Edit: I’ve seen somewhere that Stackoverflow blocks all the ec2 machines. I don’t think this is the most optimal solution considering many legit services. Also the hits come from different ip’s.
1) You can block EC2 wholesale. You've mentioned issues with this, and can be bypassed via VPN or using another network. EC2 is attractive because it's so cheap (with spot instances, starts at 0.3 cents per hour), but it's not the only option.
2) Timing. Normal traffic isn't rapid fire. Many scrapers, however, fire off their scripts as quickly as possible. Block traffic that doesn't have enough meaningful pauses.
3) Report addresses to Amazon. I really don't know if they'd take action.
4) Reverse lookup, or whitelist addresses. I know if it's a legitimate source (like Flipboard) they'd probably work with you at least a little bit. Reverse lookup might not be successful, but maybe that can help you whitelist any legit sources that map their AWS IP to a legit DNS name. Most scrapers use the AWS external domain name. Also, I imagine legit sources give you a distinctive user agent, so that can help you let traffic through.
However, if you have a public resource, this is simply an issue you have to deal with. Anayltics: I'd just filter out traffic scraped traffic from your analytics. Content duping: blocking scrapers won't stop this. If someone stealing your content can't scrape at 0.5 cents per hour, they'll pay someone 5 cents an hour to copy/paste. You just have to use the same diligence others use, in terms of reporting to Google, etc. Perfomance: use Varnish/nginx/etc to combat performance hit from scrapers.

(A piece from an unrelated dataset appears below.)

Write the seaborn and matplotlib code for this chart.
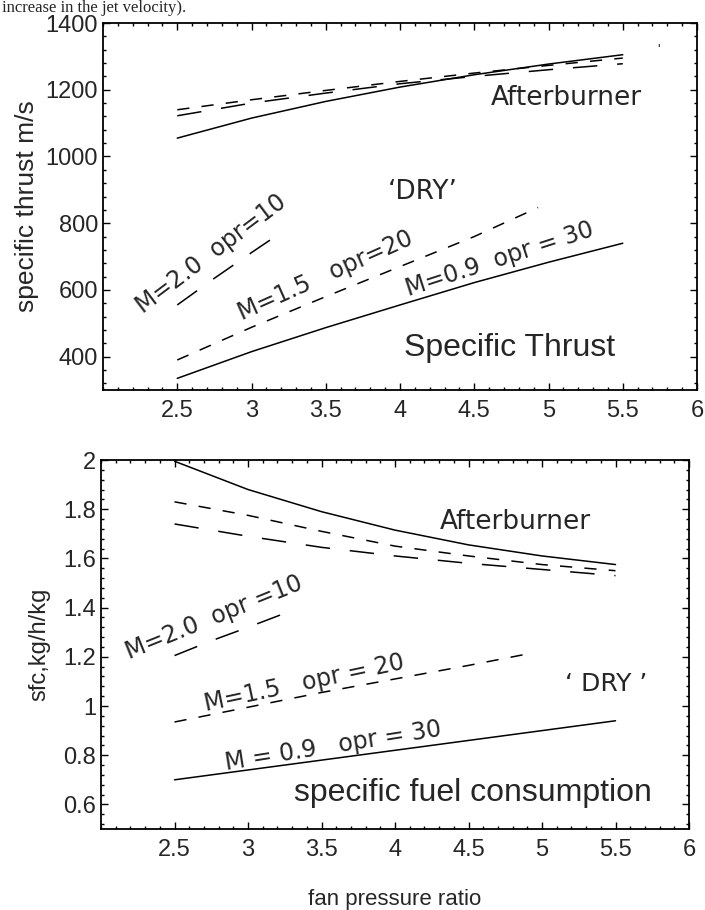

It seems hard to limit legitimate uses of a free resource without changing the requirements on how users access the site (require account signup, use CAPTCHAs, use CSS/JS to only display properly in a browser).

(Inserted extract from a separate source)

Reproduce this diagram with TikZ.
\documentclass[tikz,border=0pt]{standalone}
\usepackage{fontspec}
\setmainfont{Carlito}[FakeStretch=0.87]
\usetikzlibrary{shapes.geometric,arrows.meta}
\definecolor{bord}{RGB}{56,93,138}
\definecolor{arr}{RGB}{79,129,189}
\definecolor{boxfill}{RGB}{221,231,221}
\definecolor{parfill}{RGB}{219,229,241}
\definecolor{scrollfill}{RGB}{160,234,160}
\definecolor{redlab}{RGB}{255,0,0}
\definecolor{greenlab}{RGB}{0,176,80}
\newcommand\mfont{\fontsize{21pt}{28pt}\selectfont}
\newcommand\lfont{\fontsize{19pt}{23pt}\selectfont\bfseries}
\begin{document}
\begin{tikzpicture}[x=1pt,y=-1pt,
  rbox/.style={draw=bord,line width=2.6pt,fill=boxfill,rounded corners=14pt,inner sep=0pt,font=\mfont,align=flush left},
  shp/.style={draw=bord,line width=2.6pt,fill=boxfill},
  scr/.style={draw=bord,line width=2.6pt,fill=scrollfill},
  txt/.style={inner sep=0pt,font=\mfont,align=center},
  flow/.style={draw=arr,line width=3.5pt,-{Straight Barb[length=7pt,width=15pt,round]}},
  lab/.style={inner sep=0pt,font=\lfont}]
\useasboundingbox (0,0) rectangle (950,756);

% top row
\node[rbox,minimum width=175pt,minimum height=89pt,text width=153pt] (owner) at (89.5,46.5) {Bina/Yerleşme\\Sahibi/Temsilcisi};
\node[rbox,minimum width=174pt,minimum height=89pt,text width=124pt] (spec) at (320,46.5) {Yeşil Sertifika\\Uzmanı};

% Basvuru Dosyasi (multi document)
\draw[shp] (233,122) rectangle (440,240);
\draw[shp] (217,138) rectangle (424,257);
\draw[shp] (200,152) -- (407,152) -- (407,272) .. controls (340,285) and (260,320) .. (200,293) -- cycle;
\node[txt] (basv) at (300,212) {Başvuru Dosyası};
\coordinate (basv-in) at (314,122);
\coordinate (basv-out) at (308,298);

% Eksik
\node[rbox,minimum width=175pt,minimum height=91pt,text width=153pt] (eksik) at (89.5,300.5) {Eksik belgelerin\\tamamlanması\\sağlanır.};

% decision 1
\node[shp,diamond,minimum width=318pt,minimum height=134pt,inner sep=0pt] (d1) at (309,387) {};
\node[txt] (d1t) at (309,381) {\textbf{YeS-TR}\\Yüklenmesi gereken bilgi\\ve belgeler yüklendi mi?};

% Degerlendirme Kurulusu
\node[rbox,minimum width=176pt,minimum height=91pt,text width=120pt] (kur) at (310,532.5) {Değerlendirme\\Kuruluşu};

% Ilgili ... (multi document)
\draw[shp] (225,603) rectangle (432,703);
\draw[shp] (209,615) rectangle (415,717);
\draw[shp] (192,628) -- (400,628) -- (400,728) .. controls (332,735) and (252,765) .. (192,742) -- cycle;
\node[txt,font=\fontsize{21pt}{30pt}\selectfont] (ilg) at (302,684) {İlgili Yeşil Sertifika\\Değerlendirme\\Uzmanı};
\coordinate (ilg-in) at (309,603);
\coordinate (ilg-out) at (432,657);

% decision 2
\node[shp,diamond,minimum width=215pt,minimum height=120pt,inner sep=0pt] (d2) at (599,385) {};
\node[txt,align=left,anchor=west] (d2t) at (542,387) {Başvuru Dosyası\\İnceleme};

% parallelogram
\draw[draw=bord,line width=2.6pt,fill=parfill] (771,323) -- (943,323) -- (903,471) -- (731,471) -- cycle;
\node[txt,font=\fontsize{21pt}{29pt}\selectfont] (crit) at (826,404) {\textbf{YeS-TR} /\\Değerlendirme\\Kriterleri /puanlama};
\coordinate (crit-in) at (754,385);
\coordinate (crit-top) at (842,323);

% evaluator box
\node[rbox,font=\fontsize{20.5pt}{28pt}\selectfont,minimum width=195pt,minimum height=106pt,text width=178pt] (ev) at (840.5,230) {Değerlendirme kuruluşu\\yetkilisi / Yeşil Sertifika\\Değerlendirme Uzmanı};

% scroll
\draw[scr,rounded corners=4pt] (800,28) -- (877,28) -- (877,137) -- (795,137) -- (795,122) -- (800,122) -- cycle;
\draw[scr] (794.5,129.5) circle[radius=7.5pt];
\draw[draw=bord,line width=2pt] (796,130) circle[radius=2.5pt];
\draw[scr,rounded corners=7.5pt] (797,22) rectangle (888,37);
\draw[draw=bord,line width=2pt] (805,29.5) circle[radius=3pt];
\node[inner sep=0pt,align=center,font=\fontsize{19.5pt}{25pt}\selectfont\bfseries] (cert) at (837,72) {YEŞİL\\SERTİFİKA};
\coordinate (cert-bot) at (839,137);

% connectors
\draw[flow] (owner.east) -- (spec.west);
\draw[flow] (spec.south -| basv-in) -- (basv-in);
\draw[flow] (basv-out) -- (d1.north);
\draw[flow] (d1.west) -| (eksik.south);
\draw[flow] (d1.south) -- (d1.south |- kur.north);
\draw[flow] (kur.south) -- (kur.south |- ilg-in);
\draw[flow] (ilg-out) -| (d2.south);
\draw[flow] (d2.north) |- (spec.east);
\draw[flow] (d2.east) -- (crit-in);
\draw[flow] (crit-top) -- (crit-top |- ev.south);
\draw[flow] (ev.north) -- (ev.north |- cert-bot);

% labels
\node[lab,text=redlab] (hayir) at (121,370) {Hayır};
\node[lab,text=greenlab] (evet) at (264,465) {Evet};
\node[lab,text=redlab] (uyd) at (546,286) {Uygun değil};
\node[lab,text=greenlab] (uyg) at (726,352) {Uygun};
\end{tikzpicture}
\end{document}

As one who does a lot of scraping, I have encountered few barriers that can't be (legally) overcome with a reasonable amount of effort.
On what basis are you claiming this. Sounds like it would be true under fair-use clauses of US Copyright law but it's certainly not true in the UK (and by extension I presume for you to perform on content served from the UK though I've yet to read a thorough treatment of how the [ie any] law works with server locations).

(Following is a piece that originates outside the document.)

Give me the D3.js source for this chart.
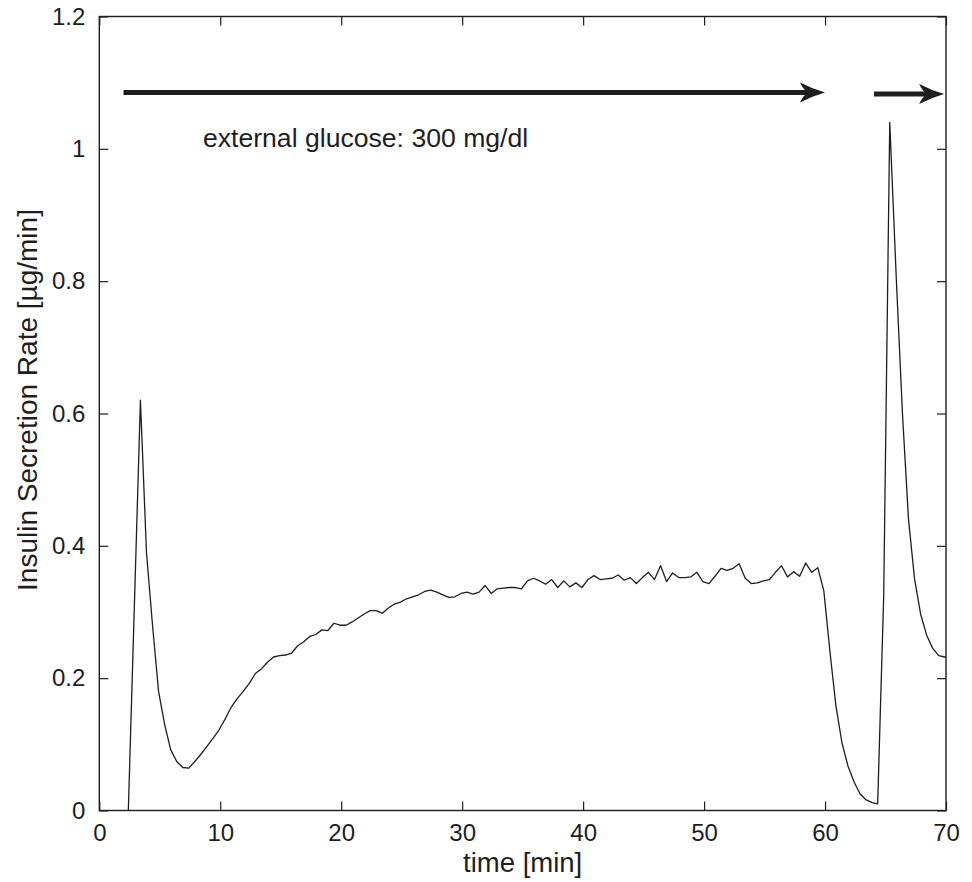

Commercial considerations are usually much broader than selling too: not only could you not resell it but you couldn't distribute it (whether by publishing or otherwise).
"Cucumbertown authorizes you to view, download and/or print the Materials only for personal, non-commercial use, provided that you keep intact all copyright and other proprietary notices contained in the original Materials."
So, for example, I could grab everything from the site (minus copyrighted images, etc.) and make my own personal DB of the content. Obviously that's a lot of effort for a little reward for one person, but if I created a repo with a set of tools for people to do this for themselves it could become a big legitimate source of "scraping" traffic.
But then I just made Twicsy fast enough to deal with the traffic so I don't need to worry about it anymore. I guess it depends on your business model whether or not that will work for you.
We actually found out who one of the worst ones was and contact them. It turns out it was a major legit proxy, but they had a bug in their proxy code that caused refetching of one of our urls over and over. They were very easy to work with and they fixed the bug.
behavioral modeling - rate limiting, bandwidth restrictions, etc
identity verifications - make sure they are running the browser they say they are, allow google and other search engins by whitelisting their IPs, block others that are pretending to be google, etc
code obfuscation - make it hard for them to scrape your code. Change up the CSS, etc.
OR you can use an automated service to do all this for you. Check out www.distil.it. Full disclosure, I'm the CEO of Distil.
Hunting down bots is a waste of time and effort better spent elsewhere.
If the crawler ignores your robots.txt, check it's name in your access logs. Often, people build things and set them loose without thinking about the consequences. Many crawlers have a homepage / programmer contact information somewhere on the web. Let them know they are hammering your website.
What is the rate at which requests are being made? Are they making 1000 requests per second? Downloading tons of images? You should probably just ignore it if it is less than 1 request per second.
s/Ask HN/Ask PG/